A shop of new beginnings
When Rob Daniels relocated to Florida from Oregon, he was hoping the move would help him recover from stressful family and medical issues. He started over with a smaller house than the one in Oregon and took the opportunity to build his dream shop from scratch. He hoped that spending time in the shop would bring much-needed emotional healing and stress-relief.
The 24×36' steel building he erected for his shop features a raised 3⁄4" plywood floor. It's comfortable to walk and stand on, Rob says, and provides a pathway for the 4" dust collection ductwork that runs beneath it.
Rob insulated the shop walls and lined them wih a 4'-tall wainscoting of 5⁄8" T1-11 siding panels, with oriented-strand board (OSB) above for wall-hung storage. To hide the seam where the two intersect, he installed a wide, decorative French cleat.
Because his house has 200-amp electrical service with plenty of capacity, Rob ran a line out to the shop and installed a 100-amp subpanel. While he was at it, he added cabling so he could reliably connect to the internet from his shop.
To keep the shop cool in the Florida weather, Rob installed a 15,000-BTU window air conditioner in one end and uses ceiling fans to help circulate the air.
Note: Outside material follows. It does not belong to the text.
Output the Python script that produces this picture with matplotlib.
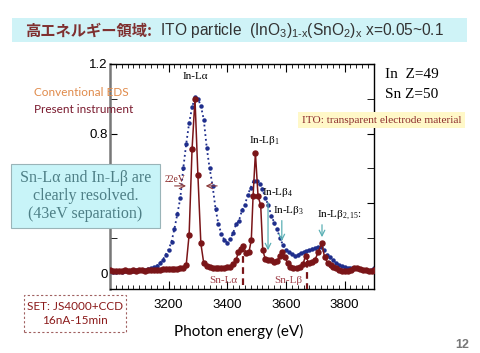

An 8' roll-up door at the opposite end of the shop makes it easy to get materials in and finished projects out. On temperate days, Rob leaves the door open to provide fresh air and lots of natural light. Windows and LED ceiling fixtures provide additional lighting.
Tucked into one corner behind a 3' stub wall, Rob built a desktop and a workbench that serves as a home for his computer and CNC router. He installed a webcam so he could keep an eye on the CNC machine without having to be in the shop. In contrast to this high-tech tool, Rob proudly displays his hand-tool collection in a custom cabinet on the adjacent wall.
Rob takes great pride in the workbench he built during the coronavirus lockdown of 2020. As a retired graphic designer, he put a lot of thought into the design. The solid base features split turnings applied to 4×4 western cedar legs. The 3×4 yellow pine frame trimmed in eastern cedar and oak contributes to the bench's rock-solid stability. The sunburst applique on one end started out as an old scrollsaw pattern he enlarged and cut with his CNC router.
For certain, Rob doesn't need an excuse to spend a lot of hours in his insulated, air-conditioned, well-equipped, and roomy shop. He gets to spend that time designing and creating, forgetting about the world outside his shop doors.